[BEGIN Data block]
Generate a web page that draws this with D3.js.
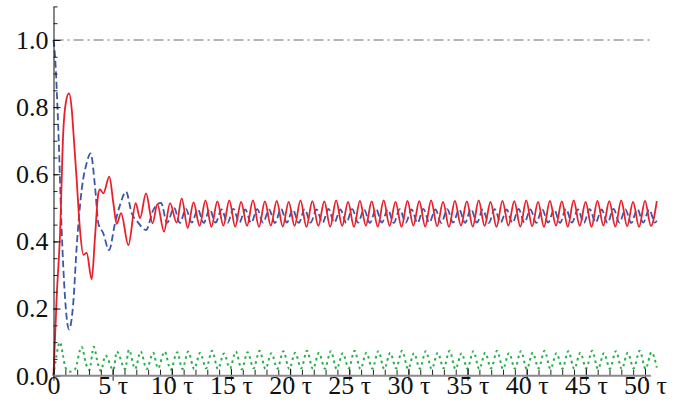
<!DOCTYPE html>
<html><head><meta charset="utf-8">
<script src="https://cdn.jsdelivr.net/npm/d3@7"></script>
<style>html,body{margin:0;padding:0;background:#fff;}svg{display:block;}</style>
</head><body>
<svg id="chart" width="690" height="410"></svg>
<script>
// ---- data ----
const xMajorTicks = [0,5,10,15,20,25,30,35,40,45,50];
const yMajorTicks = [0,0.2,0.4,0.6,0.8,1.0];
const refLevel = 1.0;

const redPts = [
[0,0],[0.27,0.235],[0.55,0.42],[0.83,0.73],[1.05,0.815],[1.31,0.841],[1.55,0.79],[1.67,0.732],[1.96,0.583],[2.24,0.434],[2.52,0.36],[2.8,0.366],[3.23,0.287],[3.51,0.414],[3.79,0.543],[3.93,0.555],[4.21,0.543],[4.72,0.593],[5.06,0.514],[5.34,0.452],[5.71,0.484],[6.33,0.389],[6.95,0.514],[7.31,0.469],[7.82,0.543],[8.38,0.454],[8.78,0.511],[9.34,0.429],[9.85,0.514],[10.41,0.456],[10.84,0.528],
[11.34,0.440],[11.84,0.516],[12.35,0.446],[12.85,0.522],[13.35,0.443],[13.85,0.519],[14.36,0.447],[14.86,0.522],[15.36,0.444],[15.86,0.518],[16.36,0.446],[16.86,0.522],[17.37,0.443],[17.87,0.519],[18.37,0.447],[18.87,0.521],[19.38,0.444],[19.88,0.518],[20.38,0.446],[20.88,0.522],[21.38,0.443],[21.88,0.520],[22.39,0.446],[22.89,0.519],[23.39,0.444],[23.89,0.522],[24.40,0.446],[24.90,0.518],[25.40,0.443],[25.90,0.521],[26.40,0.447],[26.90,0.519],[27.41,0.444],[27.91,0.522],[28.41,0.446],[28.91,0.518],[29.42,0.443],[29.92,0.521],[30.42,0.447],[30.92,0.520],[31.42,0.444],[31.92,0.522],[32.43,0.445],[32.93,0.518],[33.43,0.443],[33.93,0.521],[34.44,0.447],[34.94,0.519],[35.44,0.444],[35.94,0.522],[36.44,0.446],[36.94,0.518],[37.45,0.443],[37.95,0.521],[38.45,0.447],[38.95,0.520],[39.46,0.444],[39.96,0.522],[40.46,0.445],[40.96,0.518],[41.46,0.443],[41.96,0.521],[42.47,0.447],[42.97,0.519],[43.47,0.444],[43.97,0.522],[44.48,0.446],[44.98,0.518],[45.48,0.443],[45.98,0.521],[46.48,0.447],[46.98,0.520],[47.49,0.444],[47.99,0.522],[48.49,0.445],[48.99,0.518],[49.50,0.443],[50.00,0.521],[50.50,0.446],[51.00,0.520]
];

const bluePts = [
[0,1.0],[0.13,0.95],[0.41,0.732],[0.69,0.434],[0.97,0.235],[1.31,0.138],[1.67,0.216],[1.96,0.384],[2.38,0.553],[2.8,0.633],[3.14,0.662],[3.51,0.563],[3.79,0.454],[4.21,0.424],[4.69,0.374],[5.2,0.454],[5.62,0.508],[6.13,0.548],[6.61,0.484],[7.09,0.459],[7.82,0.434],[8.44,0.494],[9.09,0.515],[9.6,0.455],
[10.19,0.500],[10.69,0.455],[11.19,0.497],[11.69,0.456],[12.2,0.495],[12.7,0.455],[13.2,0.496],[13.7,0.456],[14.21,0.495],[14.71,0.455],[15.21,0.497],[15.71,0.456],[16.21,0.495],[16.71,0.455],[17.22,0.496],[17.72,0.456],[18.22,0.495],[18.72,0.455],[19.23,0.497],[19.73,0.456],[20.23,0.495],[20.73,0.455],[21.23,0.496],[21.73,0.456],[22.24,0.495],[22.74,0.455],[23.24,0.497],[23.74,0.456],[24.25,0.495],[24.75,0.455],[25.25,0.496],[25.75,0.456],[26.25,0.495],[26.75,0.455],[27.26,0.497],[27.76,0.456],[28.26,0.495],[28.76,0.455],[29.27,0.496],[29.77,0.456],[30.27,0.495],[30.77,0.455],[31.27,0.497],[31.77,0.456],[32.28,0.495],[32.78,0.455],[33.28,0.496],[33.78,0.456],[34.29,0.495],[34.79,0.455],[35.29,0.497],[35.79,0.456],[36.29,0.495],[36.79,0.455],[37.3,0.496],[37.8,0.456],[38.3,0.495],[38.8,0.455],[39.31,0.497],[39.81,0.456],[40.31,0.495],[40.81,0.455],[41.31,0.496],[41.81,0.456],[42.32,0.495],[42.82,0.455],[43.32,0.497],[43.82,0.456],[44.33,0.495],[44.83,0.455],[45.33,0.496],[45.83,0.456],[46.33,0.495],[46.83,0.455],[47.34,0.497],[47.84,0.456],[48.34,0.495],[48.84,0.455],[49.35,0.496],[49.85,0.456],[50.35,0.495],[50.85,0.456],[51.0,0.462]
];

const greenPts = [
[0,0],[0.25,0.06],[0.55,0.1],[0.8,0.06],[1.0,0.025],[1.35,0.012],[1.8,0.018],[2.38,0.086],[2.75,0.035],[3.03,0.017],[3.4,0.086],[3.75,0.035],[4.0,0.015],[4.4,0.06],[5.06,0.017],[5.35,0.072],[6.05,0.02],[6.38,0.077],[6.9,0.02],[7.37,0.072],[7.87,0.02],[8.43,0.068],[8.83,0.022],[9.39,0.072],[9.9,0.018],[10.46,0.07],[10.89,0.02],
[11.39,0.072],[11.89,0.02],[12.4,0.068],[12.9,0.022],[13.4,0.074],[13.9,0.02],[14.41,0.066],[14.91,0.022],[15.41,0.072],[15.91,0.019],[16.41,0.07],[16.91,0.022],[17.42,0.074],[17.92,0.02],[18.42,0.067],[18.92,0.021],[19.43,0.073],[19.93,0.02],[20.43,0.068],[20.93,0.022],[21.43,0.074],[21.93,0.02],[22.44,0.068],[22.94,0.021],[23.44,0.073],[23.94,0.02],[24.45,0.067],[24.95,0.022],[25.45,0.074],[25.95,0.02],[26.45,0.068],[26.95,0.021],[27.46,0.073],[27.96,0.02],[28.46,0.068],[28.96,0.022],[29.47,0.074],[29.97,0.02],[30.47,0.067],[30.97,0.021],[31.47,0.073],[31.97,0.02],[32.48,0.068],[32.98,0.022],[33.48,0.074],[33.98,0.02],[34.49,0.067],[34.99,0.021],[35.49,0.073],[35.99,0.02],[36.49,0.068],[36.99,0.022],[37.5,0.074],[38.0,0.02],[38.5,0.067],[39.0,0.021],[39.51,0.073],[40.01,0.02],[40.51,0.068],[41.01,0.022],[41.51,0.074],[42.01,0.02],[42.52,0.067],[43.02,0.021],[43.52,0.073],[44.02,0.02],[44.53,0.068],[45.03,0.022],[45.53,0.074],[46.03,0.02],[46.53,0.067],[47.03,0.021],[47.54,0.073],[48.04,0.02],[48.54,0.068],[49.04,0.022],[49.55,0.074],[50.05,0.02],[50.55,0.07],[51.0,0.024]
];

// ---- drawing ----
const svg = d3.select("#chart");
svg.append("rect").attr("width",690).attr("height",410).attr("fill","#fff");

const x = d3.scaleLinear().domain([0,50]).range([53.5,645]);
const y = d3.scaleLinear().domain([0,1.1]).range([375.7,6.4]);
const SERIF = "Liberation Serif";
const FS = 26;

const line = d3.line().x(d=>x(d[0])).y(d=>y(d[1])).curve(d3.curveMonotoneX);

// reference dash-dot line at 1.0
svg.append("path")
  .datum([[0,refLevel],[50.5,refLevel]])
  .attr("d", d3.line().x(d=>x(d[0])).y(d=>y(d[1])))
  .attr("fill","none").attr("stroke","#9b9b9b").attr("stroke-width",1.5)
  .attr("stroke-dasharray","10,4,2,4");

svg.append("path").datum(greenPts).attr("d",line)
  .attr("fill","none").attr("stroke","#2bae4c").attr("stroke-width",2)
  .attr("stroke-dasharray","2.5,3.5");
svg.append("path").datum(bluePts).attr("d",line)
  .attr("fill","none").attr("stroke","#3858a8").attr("stroke-width",1.8)
  .attr("stroke-dasharray","7,3.5");
svg.append("path").datum(redPts).attr("d",line)
  .attr("fill","none").attr("stroke","#ea1f29").attr("stroke-width",1.8);

// y axis: minor ticks
const yMinor = d3.range(0, 1.1001, 0.05).map(v=>+v.toFixed(2));
svg.append("g").attr("transform",`translate(${x(0)},0)`)
  .call(d3.axisLeft(y).tickValues(yMinor).tickSize(-4).tickFormat(""))
  .call(g=>g.select(".domain").remove())
  .call(g=>g.selectAll("line").attr("stroke","#222"));
// y axis: major
svg.append("g").attr("transform",`translate(${x(0)},0)`)
  .call(d3.axisLeft(y).tickValues(yMajorTicks).tickSizeInner(-7).tickSizeOuter(0).tickPadding(5).tickFormat(d3.format(".1f")))
  .attr("font-family",SERIF).attr("font-size",FS)
  .call(g=>g.select(".domain").attr("stroke","#111").attr("stroke-width",1))
  .call(g=>g.selectAll("line").attr("stroke","#111"))
  .call(g=>g.selectAll("text").attr("fill","#111"));

// x axis: minor ticks
const xMinor = d3.range(0, 51, 1);
svg.append("g").attr("transform",`translate(0,${y(0)})`)
  .call(d3.axisBottom(x).tickValues(xMinor).tickSize(-6).tickFormat(""))
  .call(g=>g.select(".domain").remove())
  .call(g=>g.selectAll("line").attr("stroke","#222"));
// x axis: major
svg.append("g").attr("transform",`translate(0,${y(0)})`)
  .call(d3.axisBottom(x).tickValues(xMajorTicks).tickSizeInner(-7).tickSizeOuter(0).tickPadding(0)
    .tickFormat(d=> d===0 ? "0" : d + " \u03C4"))
  .attr("font-family",SERIF).attr("font-size",FS)
  .call(g=>g.select(".domain").remove())
  .call(g=>g.selectAll("line").attr("y1",5).attr("stroke","#111"))
  .call(g=>g.selectAll("text").attr("fill","#111"));
// x axis line (gray)
svg.append("line")
  .attr("x1",x(0)).attr("x2",x(50.5)).attr("y1",y(0)).attr("y2",y(0))
  .attr("stroke","#8a8a8a").attr("stroke-width",2);
</script>
</body></html>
[END Data block]
Leave out the pictures. Transcribe only the lines above, from the first through the one that contains "const refLevel = 1.0;".

Generate a web page that draws this with D3.js.
<!DOCTYPE html>
<html><head><meta charset="utf-8">
<script src="https://cdn.jsdelivr.net/npm/d3@7"></script>
<style>html,body{margin:0;padding:0;background:#fff;}svg{display:block;}</style>
</head><body>
<svg id="chart" width="690" height="410"></svg>
<script>
// ---- data ----
const xMajorTicks = [0,5,10,15,20,25,30,35,40,45,50];
const yMajorTicks = [0,0.2,0.4,0.6,0.8,1.0];
const refLevel = 1.0;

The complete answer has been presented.